The forward LIBOR rate is defined by \(1 + \delta L(t,T,T+\delta) = P(t,T)/P(t,T+\delta)\), so

\[ L(t,T,T+\delta) = \frac{1}{\delta}\!\left(\frac{P(t,T)}{P(t,T+\delta)} - 1\right) \]

Martingale property: By the change-of-numeraire theorem, using \(P(t,T+\delta)\) as numeraire, the ratio \(P(t,T)/P(t,T+\delta)\) is a \(\mathbb{Q}^{T+\delta}\)-martingale. Since \(L(t,T,T+\delta) = \frac{1}{\delta}(P(t,T)/P(t,T+\delta) - 1)\) is an affine transformation of a martingale (with constants \(1/\delta\) and \(-1/\delta\)), it is also a \(\mathbb{Q}^{T+\delta}\)-martingale:

\[ \mathbb{E}^{T+\delta}\!\left[L(u,T,T+\delta)\,\Big|\,\mathcal{F}(t)\right] = L(t,T,T+\delta) \qquad \text{for all } t \leq u \leq T \]

Verification in the Hull-White model: In the Hull-White model, \(P(t,T)/P(t,T+\delta)\) can be written as \(\exp(A^* + B^* r(t))\) for appropriate deterministic functions \(A^*\) and \(B^*\). Under \(\mathbb{Q}^{T+\delta}\), \(r(t)\) is Gaussian with a drift adjusted by \(\sigma_P(t, T+\delta)\). The ratio \(P(t,T)/P(t,T+\delta)\) is the discounted value of \(P(T,T)/P(T,T+\delta) = 1/P(T,T+\delta)\) using \(P(t,T+\delta)\) as numeraire, so it is indeed a martingale.
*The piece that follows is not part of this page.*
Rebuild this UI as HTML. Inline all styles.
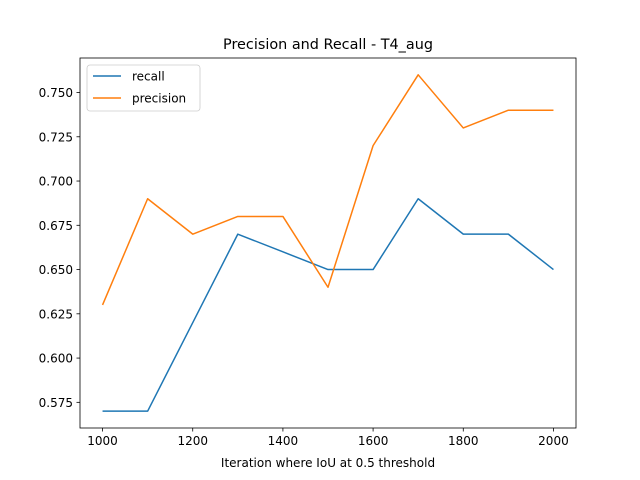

Connection to caplet pricing: A caplet pays \(\delta\max(L(T,T,T+\delta) - K, 0)\) at time \(T+\delta\). Its price at time \(t\) is:

\[ \text{Caplet}(t) = \delta\,P(t,T+\delta)\,\mathbb{E}^{T+\delta}\!\left[\max(L(T,T,T+\delta) - K, 0)\,\Big|\,\mathcal{F}(t)\right] \]
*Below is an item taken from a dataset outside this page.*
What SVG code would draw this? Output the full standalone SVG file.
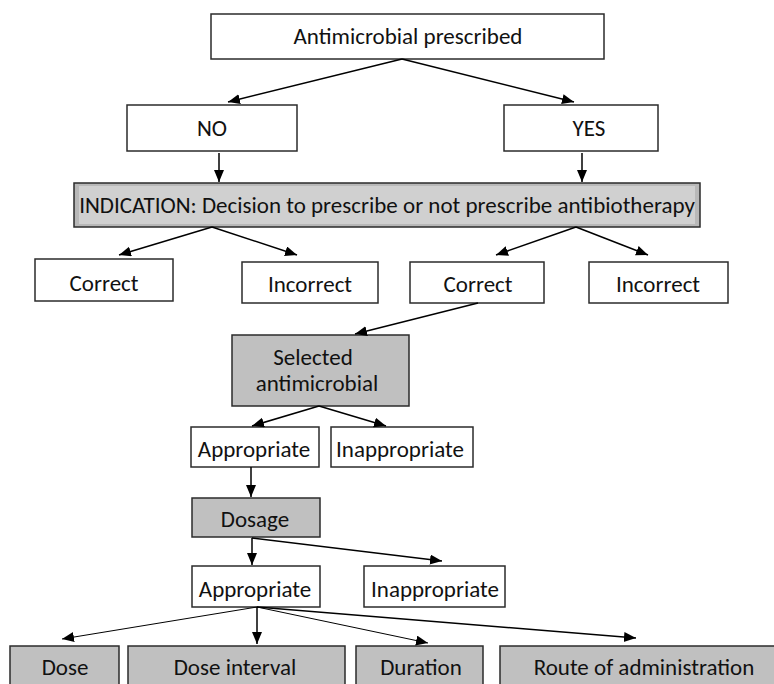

Since \(L(t,T,T+\delta)\) is a \(\mathbb{Q}^{T+\delta}\)-martingale and (in the Hull-White model) is a function of the Gaussian variable \(r(T)\), this expectation can be evaluated in closed form, yielding a Black-type formula for the caplet price. The martingale property ensures that the forward LIBOR rate is the "correct" underlying for the option pricing formula, with \(L(t,T,T+\delta)\) serving as the forward price of the caplet payoff.